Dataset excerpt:
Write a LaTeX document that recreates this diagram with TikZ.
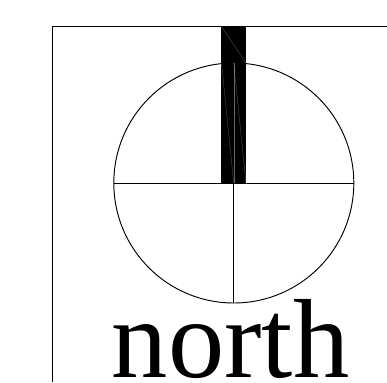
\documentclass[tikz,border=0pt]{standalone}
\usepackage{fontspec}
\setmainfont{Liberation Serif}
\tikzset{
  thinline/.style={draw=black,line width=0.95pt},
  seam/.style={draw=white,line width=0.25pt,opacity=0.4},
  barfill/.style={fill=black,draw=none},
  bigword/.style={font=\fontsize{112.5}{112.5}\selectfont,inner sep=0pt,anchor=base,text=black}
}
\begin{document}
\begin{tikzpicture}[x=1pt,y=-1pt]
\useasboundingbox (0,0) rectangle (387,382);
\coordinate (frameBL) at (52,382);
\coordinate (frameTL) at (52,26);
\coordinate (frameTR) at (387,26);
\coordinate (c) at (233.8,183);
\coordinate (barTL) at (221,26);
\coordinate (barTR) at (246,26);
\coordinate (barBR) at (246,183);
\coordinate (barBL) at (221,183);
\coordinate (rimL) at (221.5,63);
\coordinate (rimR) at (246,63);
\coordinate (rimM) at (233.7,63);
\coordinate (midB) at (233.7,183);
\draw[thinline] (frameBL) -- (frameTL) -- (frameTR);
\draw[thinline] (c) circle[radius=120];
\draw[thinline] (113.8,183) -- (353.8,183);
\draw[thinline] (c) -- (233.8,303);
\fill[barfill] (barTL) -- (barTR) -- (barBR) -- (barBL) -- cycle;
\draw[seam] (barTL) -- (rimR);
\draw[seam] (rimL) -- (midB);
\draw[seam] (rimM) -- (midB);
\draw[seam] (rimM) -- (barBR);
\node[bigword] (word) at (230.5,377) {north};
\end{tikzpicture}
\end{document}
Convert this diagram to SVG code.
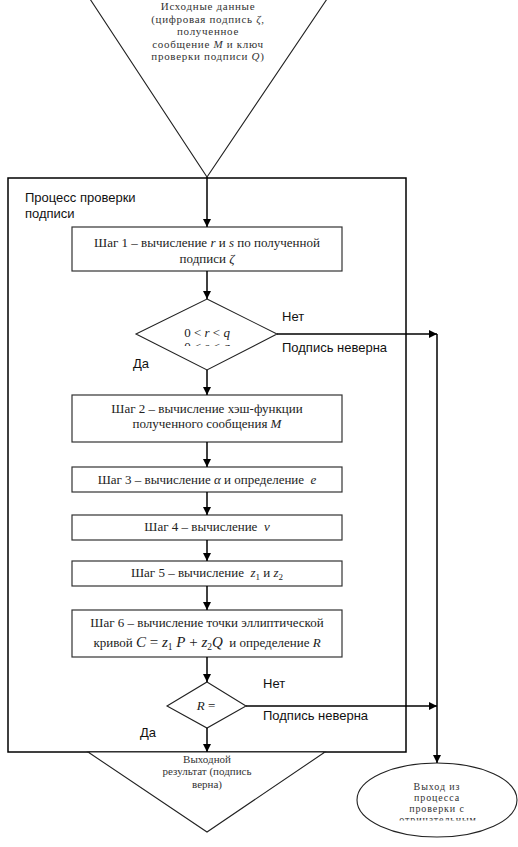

» **What to produce**: All of the entries above should be copied exactly, except for the pictures.

» **Final answer**:
Write a LaTeX document that recreates this diagram with TikZ.
\documentclass[tikz,border=0pt]{standalone}
\usepackage{fontspec}
\setmainfont{Liberation Serif}
\tikzset{
  thinline/.style={draw=black,line width=0.95pt},
  seam/.style={draw=white,line width=0.25pt,opacity=0.4},
  barfill/.style={fill=black,draw=none},
  bigword/.style={font=\fontsize{112.5}{112.5}\selectfont,inner sep=0pt,anchor=base,text=black}
}
\begin{document}
\begin{tikzpicture}[x=1pt,y=-1pt]
\useasboundingbox (0,0) rectangle (387,382);
\coordinate (frameBL) at (52,382);
\coordinate (frameTL) at (52,26);
\coordinate (frameTR) at (387,26);
\coordinate (c) at (233.8,183);
\coordinate (barTL) at (221,26);
\coordinate (barTR) at (246,26);
\coordinate (barBR) at (246,183);
\coordinate (barBL) at (221,183);
\coordinate (rimL) at (221.5,63);
\coordinate (rimR) at (246,63);
\coordinate (rimM) at (233.7,63);
\coordinate (midB) at (233.7,183);
\draw[thinline] (frameBL) -- (frameTL) -- (frameTR);
\draw[thinline] (c) circle[radius=120];
\draw[thinline] (113.8,183) -- (353.8,183);
\draw[thinline] (c) -- (233.8,303);
\fill[barfill] (barTL) -- (barTR) -- (barBR) -- (barBL) -- cycle;
\draw[seam] (barTL) -- (rimR);
\draw[seam] (rimL) -- (midB);
\draw[seam] (rimM) -- (midB);
\draw[seam] (rimM) -- (barBR);
\node[bigword] (word) at (230.5,377) {north};
\end{tikzpicture}
\end{document}
Convert this diagram to SVG code.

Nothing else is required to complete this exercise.